▶ THE PROBLEM
Carry none of the pictures over; set down the material below exactly.
--- Begin MATERIAL PROVIDED ---
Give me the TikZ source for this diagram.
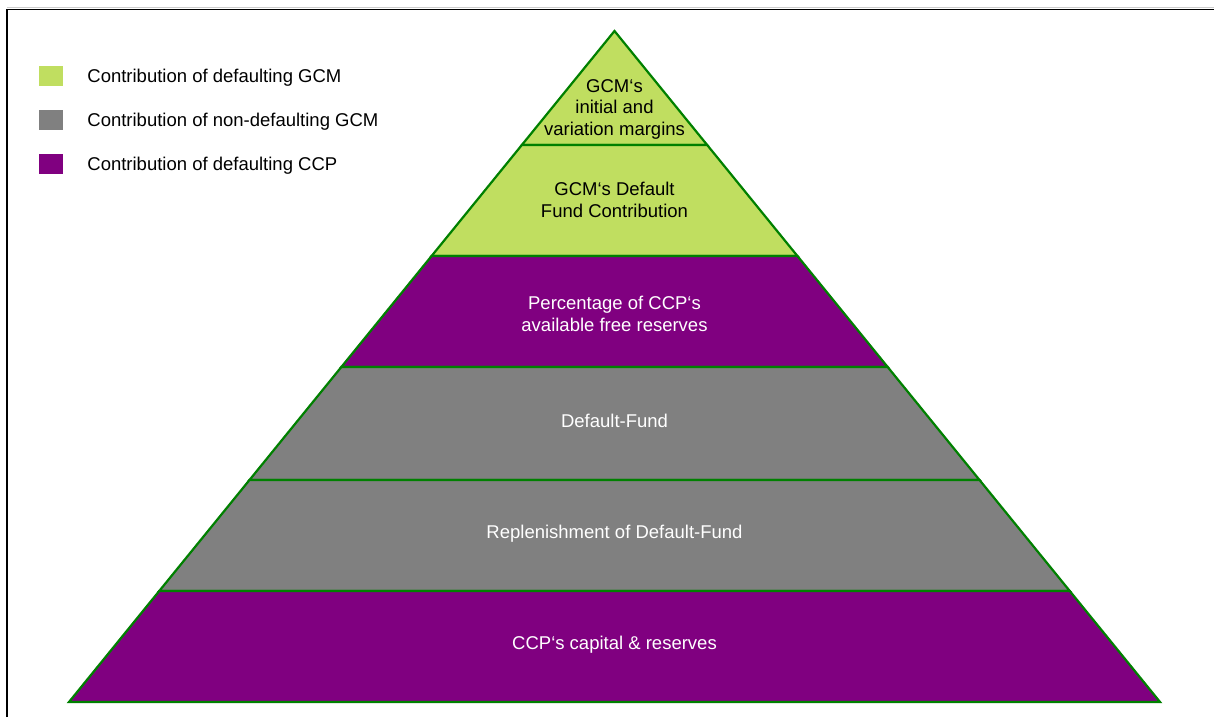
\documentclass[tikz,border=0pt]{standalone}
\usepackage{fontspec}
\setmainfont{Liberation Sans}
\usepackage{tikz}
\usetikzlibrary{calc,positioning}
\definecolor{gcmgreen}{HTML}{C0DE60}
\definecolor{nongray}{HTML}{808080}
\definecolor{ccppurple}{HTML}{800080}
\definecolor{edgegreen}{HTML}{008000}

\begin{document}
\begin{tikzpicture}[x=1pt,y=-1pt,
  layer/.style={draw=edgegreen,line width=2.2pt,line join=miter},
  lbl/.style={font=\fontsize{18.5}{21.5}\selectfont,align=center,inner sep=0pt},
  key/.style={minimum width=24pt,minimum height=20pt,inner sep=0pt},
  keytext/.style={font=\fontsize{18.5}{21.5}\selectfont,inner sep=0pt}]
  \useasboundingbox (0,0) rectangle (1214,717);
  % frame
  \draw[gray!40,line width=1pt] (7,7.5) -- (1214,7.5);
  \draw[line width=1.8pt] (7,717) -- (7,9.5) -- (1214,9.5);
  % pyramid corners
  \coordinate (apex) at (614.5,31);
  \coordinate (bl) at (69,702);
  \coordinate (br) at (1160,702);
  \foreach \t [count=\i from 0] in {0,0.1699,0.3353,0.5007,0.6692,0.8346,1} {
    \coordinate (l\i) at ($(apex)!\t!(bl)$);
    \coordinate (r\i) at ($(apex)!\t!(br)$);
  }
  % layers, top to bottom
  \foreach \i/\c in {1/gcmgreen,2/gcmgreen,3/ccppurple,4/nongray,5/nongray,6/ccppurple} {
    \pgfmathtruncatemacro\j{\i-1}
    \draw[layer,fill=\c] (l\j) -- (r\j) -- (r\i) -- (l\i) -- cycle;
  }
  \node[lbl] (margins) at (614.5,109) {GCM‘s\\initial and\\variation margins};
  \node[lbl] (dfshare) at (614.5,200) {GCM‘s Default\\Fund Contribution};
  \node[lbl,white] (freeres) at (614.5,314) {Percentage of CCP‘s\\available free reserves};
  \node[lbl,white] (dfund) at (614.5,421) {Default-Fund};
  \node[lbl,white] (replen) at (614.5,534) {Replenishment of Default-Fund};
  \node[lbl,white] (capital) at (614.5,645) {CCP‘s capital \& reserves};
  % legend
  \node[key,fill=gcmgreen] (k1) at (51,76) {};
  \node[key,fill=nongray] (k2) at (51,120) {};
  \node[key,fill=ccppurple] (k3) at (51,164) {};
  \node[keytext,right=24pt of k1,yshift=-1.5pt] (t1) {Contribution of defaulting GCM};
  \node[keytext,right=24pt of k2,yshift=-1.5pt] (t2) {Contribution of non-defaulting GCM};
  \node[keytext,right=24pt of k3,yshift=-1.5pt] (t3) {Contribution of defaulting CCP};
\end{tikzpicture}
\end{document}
--- End MATERIAL PROVIDED ---
▶ COMPLETE RESPONSE
Give me the TikZ source for this diagram.
\documentclass[tikz,border=0pt]{standalone}
\usepackage{fontspec}
\setmainfont{Liberation Sans}
\usepackage{tikz}
\usetikzlibrary{calc,positioning}
\definecolor{gcmgreen}{HTML}{C0DE60}
\definecolor{nongray}{HTML}{808080}
\definecolor{ccppurple}{HTML}{800080}
\definecolor{edgegreen}{HTML}{008000}

\begin{document}
\begin{tikzpicture}[x=1pt,y=-1pt,
  layer/.style={draw=edgegreen,line width=2.2pt,line join=miter},
  lbl/.style={font=\fontsize{18.5}{21.5}\selectfont,align=center,inner sep=0pt},
  key/.style={minimum width=24pt,minimum height=20pt,inner sep=0pt},
  keytext/.style={font=\fontsize{18.5}{21.5}\selectfont,inner sep=0pt}]
  \useasboundingbox (0,0) rectangle (1214,717);
  % frame
  \draw[gray!40,line width=1pt] (7,7.5) -- (1214,7.5);
  \draw[line width=1.8pt] (7,717) -- (7,9.5) -- (1214,9.5);
  % pyramid corners
  \coordinate (apex) at (614.5,31);
  \coordinate (bl) at (69,702);
  \coordinate (br) at (1160,702);
  \foreach \t [count=\i from 0] in {0,0.1699,0.3353,0.5007,0.6692,0.8346,1} {
    \coordinate (l\i) at ($(apex)!\t!(bl)$);
    \coordinate (r\i) at ($(apex)!\t!(br)$);
  }
  % layers, top to bottom
  \foreach \i/\c in {1/gcmgreen,2/gcmgreen,3/ccppurple,4/nongray,5/nongray,6/ccppurple} {
    \pgfmathtruncatemacro\j{\i-1}
    \draw[layer,fill=\c] (l\j) -- (r\j) -- (r\i) -- (l\i) -- cycle;
  }
  \node[lbl] (margins) at (614.5,109) {GCM‘s\\initial and\\variation margins};
  \node[lbl] (dfshare) at (614.5,200) {GCM‘s Default\\Fund Contribution};
  \node[lbl,white] (freeres) at (614.5,314) {Percentage of CCP‘s\\available free reserves};
  \node[lbl,white] (dfund) at (614.5,421) {Default-Fund};
  \node[lbl,white] (replen) at (614.5,534) {Replenishment of Default-Fund};
  \node[lbl,white] (capital) at (614.5,645) {CCP‘s capital \& reserves};
  % legend
  \node[key,fill=gcmgreen] (k1) at (51,76) {};
  \node[key,fill=nongray] (k2) at (51,120) {};
  \node[key,fill=ccppurple] (k3) at (51,164) {};
  \node[keytext,right=24pt of k1,yshift=-1.5pt] (t1) {Contribution of defaulting GCM};
  \node[keytext,right=24pt of k2,yshift=-1.5pt] (t2) {Contribution of non-defaulting GCM};
  \node[keytext,right=24pt of k3,yshift=-1.5pt] (t3) {Contribution of defaulting CCP};
\end{tikzpicture}
\end{document}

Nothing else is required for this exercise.